Остальные замерли в неестественных позах, ожидая их возвращения, словно от него зависела еще чья-то жизнь. Признаться, даже известия об убийстве было недостаточно, чтобы вырвать меня из сонного оцепенения, в котором я находился, но судьбе все-таки удалось меня встряхнуть.
Еще одна гостья, Патриция Леман, ткнула в меня указательным пальцем, точнее, обличающим перстом и сказала звенящим голосом:
– Это вы убили Федора Игнатьевича. И Девятовых убили тоже вы.
Патрицию я не то чтобы знал, просто видел на деловых приемах, где бывал ее шеф. Она работала на довольно известного бизнесмена, с которым мы не имели общих дел, но, разумеется, пересекались на светских раутах. Москва, знаете ли, город маленький. Патриция всегда производила впечатление взвешенного и разумного человека. По крайней мере, шеф ее очень хвалил, и в профессиональных кругах репутация у нее была просто безукоризненная. Признаться, если бы я узнал, что она осталась без работы, то предложил бы прислать резюме, несмотря на все, что о ней знал.

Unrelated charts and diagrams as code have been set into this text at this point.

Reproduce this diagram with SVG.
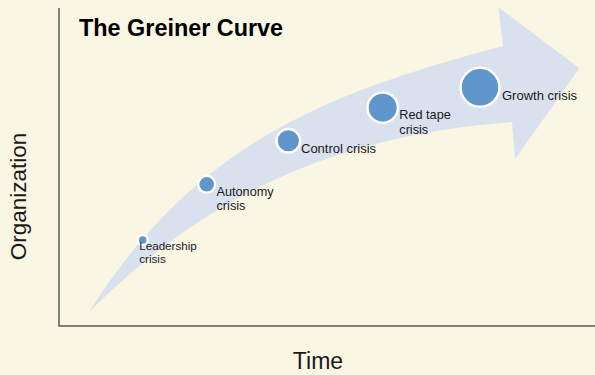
<svg xmlns="http://www.w3.org/2000/svg" width="595" height="375" viewBox="0 0 595 375">
  <style>
    .axis { stroke: #595950; stroke-width: 1.5; fill: none; }
    .band { fill: #D9E0EE; }
    .dot { fill: #6196CC; stroke: #FFFFFF; stroke-width: 2.5; }
    .lbl { font-family: "Liberation Sans", Arial, sans-serif; font-size: 13px; fill: #1A1A1A; }
    .two { font-size: 12.7px; }
    .small { font-size: 11.6px; }
    .axlbl { font-family: "Liberation Sans", Arial, sans-serif; font-size: 22.5px; fill: #1A1A1A; }
    .title { font-family: "Liberation Sans", Arial, sans-serif; font-size: 23.4px; font-weight: bold; fill: #000000; }
  </style>
  <rect x="0" y="0" width="595" height="375" fill="#F9F6E3"/>

  <!-- axes -->
  <g id="axes">
    <path class="axis" d="M59,8 V326 H595"/>
    <text class="axlbl" x="318" y="369" text-anchor="middle" style="font-size:23px">Time</text>
    <text class="axlbl" transform="translate(26,196.5) rotate(-90)" text-anchor="middle">Organization</text>
  </g>

  <text class="title" x="79" y="35.5">The Greiner Curve</text>

  <!-- curved growth arrow -->
  <g id="arrow">
    <path class="band" d="M89.3,311.7 C199.3,135.7 343,89 503,46 L498.3,7.3 L579.3,68.3 L515,159.3 L512,122 C343,134 209.3,191.7 89.3,311.7 Z"/>
  </g>

  <g id="leadership">
    <circle class="dot" cx="142.7" cy="240" r="5"/>
    <text class="lbl small" x="139.3" y="250">Leadership</text>
    <text class="lbl small" x="139.3" y="263">crisis</text>
  </g>
  <g id="autonomy">
    <circle class="dot" cx="206.7" cy="184.3" r="8.5"/>
    <text class="lbl two" x="216.5" y="196">Autonomy</text>
    <text class="lbl two" x="216.5" y="210.2">crisis</text>
  </g>
  <g id="control">
    <circle class="dot" cx="288.3" cy="140.7" r="11.8"/>
    <text class="lbl" x="301" y="152.7">Control crisis</text>
  </g>
  <g id="redtape">
    <circle class="dot" cx="382.7" cy="107.7" r="15.2"/>
    <text class="lbl two" x="399.3" y="119.3">Red tape</text>
    <text class="lbl two" x="399.3" y="133.5">crisis</text>
  </g>
  <g id="growth">
    <circle class="dot" cx="480" cy="87.3" r="19.5"/>
    <text class="lbl" x="502" y="99.5">Growth crisis</text>
  </g>
</svg>
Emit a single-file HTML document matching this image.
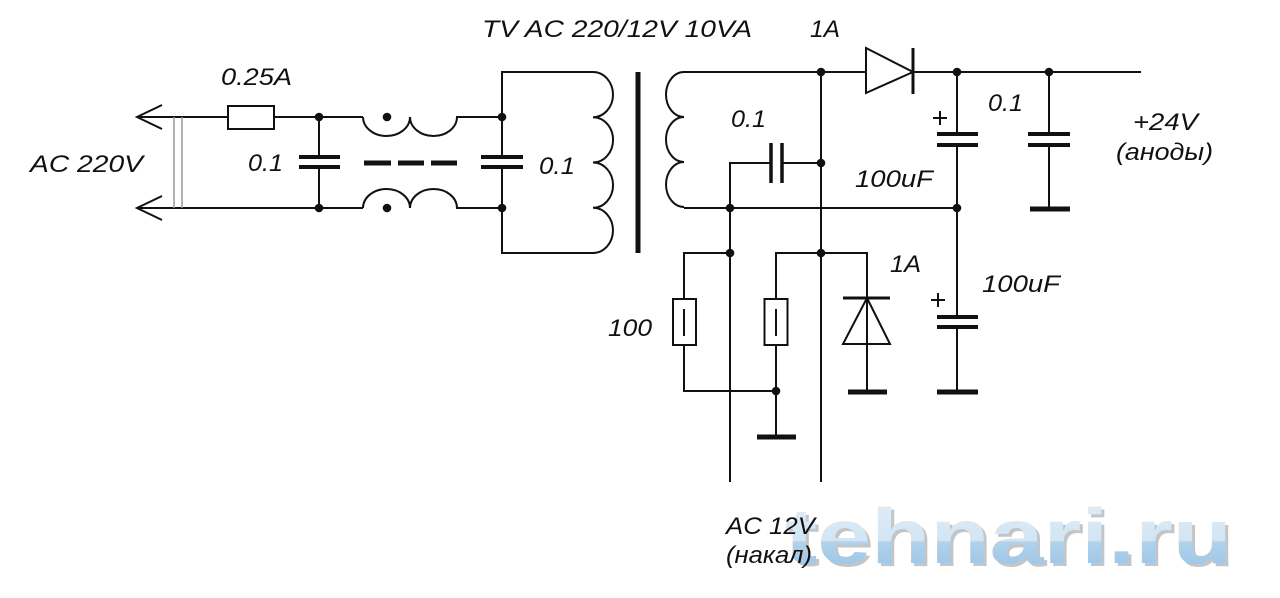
<!DOCTYPE html>
<html>
<head>
<meta charset="utf-8">
<style>
  html, body { margin: 0; padding: 0; background: #ffffff; }
  svg { display: block; }
  .t { font-family: "Liberation Sans", "DejaVu Sans", sans-serif; font-style: italic; font-size: 24px; fill: #111; }
</style>
</head>
<body>
<svg width="1280" height="598" viewBox="0 0 1280 598" xmlns="http://www.w3.org/2000/svg">
  <defs>
    <linearGradient id="wm" x1="0" y1="0" x2="0" y2="1">
      <stop offset="0" stop-color="#e2eef8"/>
      <stop offset="0.55" stop-color="#d3e5f3"/>
      <stop offset="0.57" stop-color="#b0d2ec"/>
      <stop offset="1" stop-color="#94c0e4"/>
    </linearGradient>
  </defs>
  <rect width="1280" height="598" fill="#fff"/>

  <!-- watermark (drawn first so labels sit on top) -->
  <g>
    <text x="788" y="566" textLength="447" lengthAdjust="spacingAndGlyphs" font-family="Liberation Sans, DejaVu Sans, sans-serif" font-weight="bold" font-size="78" fill="#a0a0a0" opacity="0.6">tehnari.ru</text>
    <text x="785" y="563" textLength="447" lengthAdjust="spacingAndGlyphs" font-family="Liberation Sans, DejaVu Sans, sans-serif" font-weight="bold" font-size="78" fill="url(#wm)">tehnari.ru</text>
  </g>

  <g fill="none" stroke="#111" stroke-width="2" stroke-linecap="butt">
    <!-- input arrows -->
    <path d="M162 105 L137 117 L162 129"/>
    <path d="M162 196 L137 208 L162 220"/>
    <!-- top input line with fuse -->
    <path d="M137 117 L228 117"/>
    <rect x="228" y="106" width="46" height="23"/>
    <path d="M274 117 L363 117"/>
    <path d="M137 208 L363 208"/>
    <!-- left cap 0.1 -->
    <path d="M319 117 L319 157 M319 167 L319 208"/>
    <!-- choke -->
    <path d="M363 117 A23.5 19 0 0 0 410 117 A23.5 19 0 0 0 457 117 L502 117"/>
    <path d="M363 208 A23.5 19 0 0 1 410 208 A23.5 19 0 0 1 457 208 L502 208"/>
    <!-- primary -->
    <path d="M593 72 L502 72 L502 157 M502 167 L502 253 L593 253"/>
    <path d="M593 72 A20 22.6 0 0 1 593 117.2 A20 22.6 0 0 1 593 162.5 A20 22.6 0 0 1 593 207.8 A20 22.6 0 0 1 593 253"/>
    <!-- secondary -->
    <path d="M684 72 A18 22.5 0 0 0 684 117 A18 22.5 0 0 0 684 162 A18 22.5 0 0 0 684 207"/>
    <path d="M684 72 L866 72"/>
    <path d="M684 208 L957 208"/>
    <!-- vertical 821 -->
    <path d="M821 72 L821 482"/>
    <!-- vertical 730 and secondary cap -->
    <path d="M730 482 L730 163 L771 163 M782 163 L821 163"/>
    <!-- diode top -->
    <path d="M866 48 L866 93 L913 72 Z"/>
    <path d="M913 72 L1141 72"/>
    <!-- cap 957 -->
    <path d="M957 72 L957 134 M957 145 L957 317 M957 327 L957 392"/>
    <!-- cap 1049 -->
    <path d="M1049 72 L1049 134 M1049 145 L1049 209"/>
    <!-- resistor 1 -->
    <path d="M730 253 L684 253 L684 299"/>
    <rect x="673" y="299" width="23" height="46"/>
    <path d="M684 309 L684 336"/>
    <path d="M684 345 L684 391 L776 391"/>
    <!-- resistor 2 -->
    <path d="M821 253 L776 253 L776 299"/>
    <rect x="764.5" y="299" width="23" height="46"/>
    <path d="M776 309 L776 336"/>
    <path d="M776 345 L776 437"/>
    <!-- lower diode -->
    <path d="M821 253 L867 253 L867 392"/>
    <path d="M867 298 L843 344 L890 344 Z"/>
    <!-- plus signs -->
    <path d="M933 118 L947 118 M940 111 L940 125"/>
    <path d="M931 300 L945 300 M938 293 L938 307"/>
  </g>

  <!-- thick elements -->
  <g stroke="#111" stroke-width="4" fill="none">
    <path d="M299 157 L340 157 M299 167 L340 167"/>
    <path d="M481 157 L523 157 M481 167 L523 167"/>
    <path d="M771 143 L771 183 M782 143 L782 183" stroke-width="3.5"/>
    <path d="M913 48 L913 94" stroke-width="3"/>
    <path d="M937 134 L978 134 M937 145 L978 145"/>
    <path d="M1028 134 L1070 134 M1028 145 L1070 145"/>
    <path d="M937 317 L978 317 M937 327 L978 327"/>
    <path d="M843 298 L890 298" stroke-width="3"/>
  </g>
  <g stroke="#111" stroke-width="5" fill="none">
    <path d="M638 72 L638 253"/>
    <path d="M364 163 L391 163 M398 163 L424 163 M431 163 L457 163"/>
    <path d="M1030 209 L1070 209"/>
    <path d="M937 392 L978 392"/>
    <path d="M848 392 L887 392"/>
    <path d="M757 437 L796 437"/>
  </g>
  <!-- gray double line -->
  <path d="M174 117 L174 208 M182 117 L182 208" stroke="#9a9a9a" stroke-width="1.5" fill="none"/>

  <!-- dots -->
  <g fill="#111">
    <circle cx="319" cy="117" r="4.3"/>
    <circle cx="319" cy="208" r="4.3"/>
    <circle cx="387" cy="117" r="4.3"/>
    <circle cx="387" cy="208" r="4.3"/>
    <circle cx="502" cy="117" r="4.3"/>
    <circle cx="502" cy="208" r="4.3"/>
    <circle cx="821" cy="72" r="4.3"/>
    <circle cx="821" cy="163" r="4.3"/>
    <circle cx="730" cy="208" r="4.3"/>
    <circle cx="730" cy="253" r="4.3"/>
    <circle cx="821" cy="253" r="4.3"/>
    <circle cx="957" cy="72" r="4.3"/>
    <circle cx="1049" cy="72" r="4.3"/>
    <circle cx="957" cy="208" r="4.3"/>
    <circle cx="776" cy="391" r="4.3"/>
  </g>

  <!-- labels -->
  <text class="t" x="482" y="37" textLength="270" lengthAdjust="spacingAndGlyphs">TV AC 220/12V 10VA</text>
  <text class="t" x="810" y="37" textLength="30" lengthAdjust="spacingAndGlyphs">1A</text>
  <text class="t" x="221" y="85" textLength="71" lengthAdjust="spacingAndGlyphs">0.25A</text>
  <text class="t" x="30" y="172" textLength="113" lengthAdjust="spacingAndGlyphs">AC 220V</text>
  <text class="t" x="248" y="171" textLength="35" lengthAdjust="spacingAndGlyphs">0.1</text>
  <text class="t" x="539" y="174" textLength="36" lengthAdjust="spacingAndGlyphs">0.1</text>
  <text class="t" x="731" y="127" textLength="35" lengthAdjust="spacingAndGlyphs">0.1</text>
  <text class="t" x="988" y="111" textLength="35" lengthAdjust="spacingAndGlyphs">0.1</text>
  <text class="t" x="855" y="187" textLength="78" lengthAdjust="spacingAndGlyphs">100uF</text>
  <text class="t" x="982" y="292" textLength="78" lengthAdjust="spacingAndGlyphs">100uF</text>
  <text class="t" x="890" y="272" textLength="31" lengthAdjust="spacingAndGlyphs">1A</text>
  <text class="t" x="608" y="336" textLength="44" lengthAdjust="spacingAndGlyphs">100</text>
  <text class="t" x="1133" y="130" textLength="65" lengthAdjust="spacingAndGlyphs">+24V</text>
  <text class="t" x="1116" y="160" textLength="97" lengthAdjust="spacingAndGlyphs">(аноды)</text>
  <text class="t" x="726" y="534" textLength="89" lengthAdjust="spacingAndGlyphs">AC 12V</text>
  <text class="t" x="726" y="563" textLength="86" lengthAdjust="spacingAndGlyphs">(накал)</text>
</svg>
</body>
</html>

И вот эта самая Патриция Леман обвиняла меня в убийстве. Да еще и не в одном. Вот тут я вынырнул из окутавшей меня ваты, вдохнул всей грудью и с интересом уставился на нее. Черт побери, она говорила на полном серьезе.

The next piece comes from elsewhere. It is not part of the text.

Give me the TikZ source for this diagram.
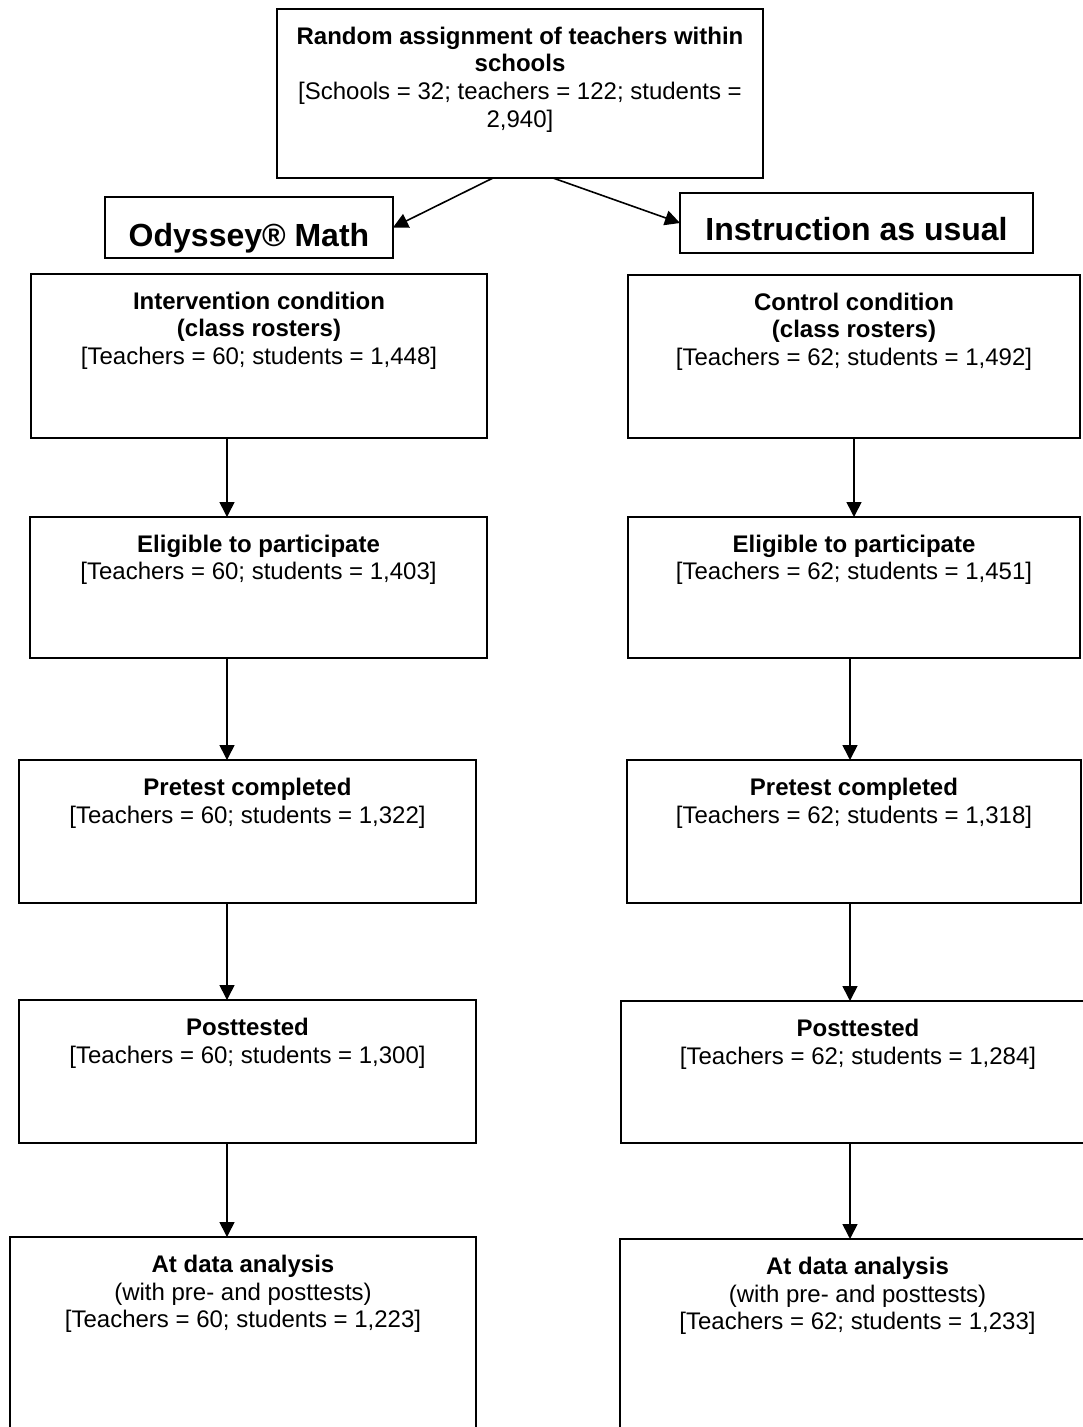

– Пат, – мягко сказал я, потому что мне не хотелось ни обижать ее, ни ссориться с ее шефом. Он действительно был человеком очень серьезным, – вы что, действительно подозреваете меня в том, что я убил человека?
– Да, Аркадий Петрович, – с некоторым вызовом сказала она, – подозреваю, потому что у меня есть для этого все основания.
– Какие основания? – спросил я, начиная тревожиться.
Если в ее словах была хотя бы толика реальности, то рядом с нами ходил убийца, и он вполне мог быть заинтересован в том, чтобы перевести подозрения на меня. На что еще может сгодиться «очкастая рыжая жаба», если не на то, чтобы стать козлом отпущения в чьей-то дьявольской игре.
Она начала нести какую-то чушь про мои слишком качественные лыжи, мокрые от снега по ночам. Признаться, я ничего не понял.
– Аркадий Петрович, в момент нашего знакомства вы умолчали о том, что являетесь мастером спорта по горным лыжам, – мягко вступил в разговор Павел.
Этот парень мне почему-то нравился, в нем чувствовались какая-то основательность и надежность. Жаль, что он ремонтирует лифты, а то я бы, пожалуй, предложил ему работу в Москве. Кажется, он считал, что дело серьезно, и его вопрос уже было не так легко проигнорировать, поскольку смотрел он, что называется, в корень.
– Я не привык особо хвастаться своими достижениями, – вяло соврал я. – Какое отношение мой разряд имеет к происходящему здесь?